Founded in 2025, Monarch entered 2026 with more than $60 million in customer contracts from leading quantum companies including Quantinuum, Infleqtion and NASA, bringing total capital and customer contracts to more than $115 million within six months of founding.

The funding will accelerate production of Monarch’s Quantum Light Engines, photonic control systems for quantum computing, sensing, and networking, while supporting scale-up, supply chain expansion, and global partnerships to meet growing demand for next-generation quantum hardware. 

“Quantum technologies are reaching a point where infrastructure matters as much as the qubits themselves,” said Timothy Day, chairman and CEO of Monarch Quantum. “Our Quantum Light Engines replace complex laboratory photonics systems with manufacturable hardware, enabling our customers to scale quantum platforms faster and more reliably.” 

Rob Jesudason, CEO and founder of Serendipity Capital said, integrated photonics are a critical enabler for the deployment of quantum technologies. 

Infrastructure gap

Quantum technologies are set to transform industries from healthcare to national security, with governments accelerating investment through initiatives like the US National Quantum Initiative. Yet today’s systems still rely on complex, lab-scale setups that are difficult to scale—creating a key bottleneck. 

As public and private investment grows, scalable photonics infrastructure is becoming essential to move from research to commercial deployment. Monarch’s Quantum Light Engines provide this critical layer, enabling precise photonic control across quantum computing, sensing, and networking.  

Monarch’s Quantum Light Engines serve as a hardware infrastructure layer for quantum technologies, providing the precise photonic control systems required across multiple quantum computing modalities while also supporting emerging quantum sensing and networking architectures.

Monarch Quantum is led by a team with a successful history of turning advanced photonics research into commercial technology platforms.
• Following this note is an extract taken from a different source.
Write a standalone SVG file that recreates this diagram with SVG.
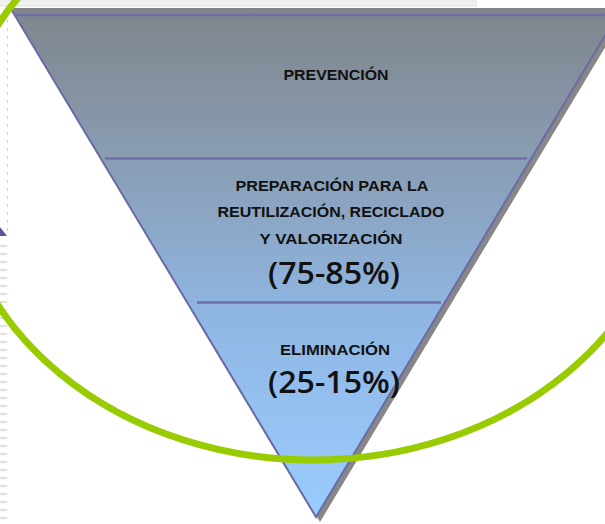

Day and the founding team bring decades of experience scaling complex laser systems through a disciplined systems engineering approach. 

The team previously built and commercialized Daylight Solutions, a leader in quantum cascade laser technology whose systems are deployed in low-SWaP infrared countermeasure platforms for lightweight rotary and fixed-wing aircraft, bioprocessing and semiconductor inspection. 

The company was acquired by aerospace and defense contractor Leonardo DRS in 2017.   

At Monarch Quantum, the team is applying that same commercialization expertise to integrated photonics, enabling quantum hardware developers to move from laboratory-scale experiments to scalable, manufacturable systems. 

Investors

The Monarch Quantum growth capital round brings together a syndicate of institutional investors with deep experience across the full quantum technology stack, photonics infrastructure, and supply chain supporting the quantum ecosystem.  

Serendipity Capital invests in companies that enhance and secure the critical technologies and infrastructure of tomorrow. Their permanent capital structure allows them to invest for the long term. 

Through the expertise within their ecosystem, they facilitate access to strategic partners, provide the capital and offer hands-on practical support to enable their leading portfolio companies to realise their potential.  

Kai Hudek, general partner at 55 North, said that Quantum technologies will only achieve real impact if they can be engineered and manufactured at scale. 

“We see Monarch’s technology as critical infrastructure for the ecosystem, enabling quantum platforms to move from bespoke laboratory setups to reliable, manufacturable systems,” said Hudek. “The company combines deep photonics expertise, strong systems engineering, and high-quality manufacturing validated by real commercial demand.” 

David Park, general partner of Global Innovation Labs said that as demand for photonic technologies accelerates across these sectors, Monarch’s platform has the potential to unlock new performance frontiers.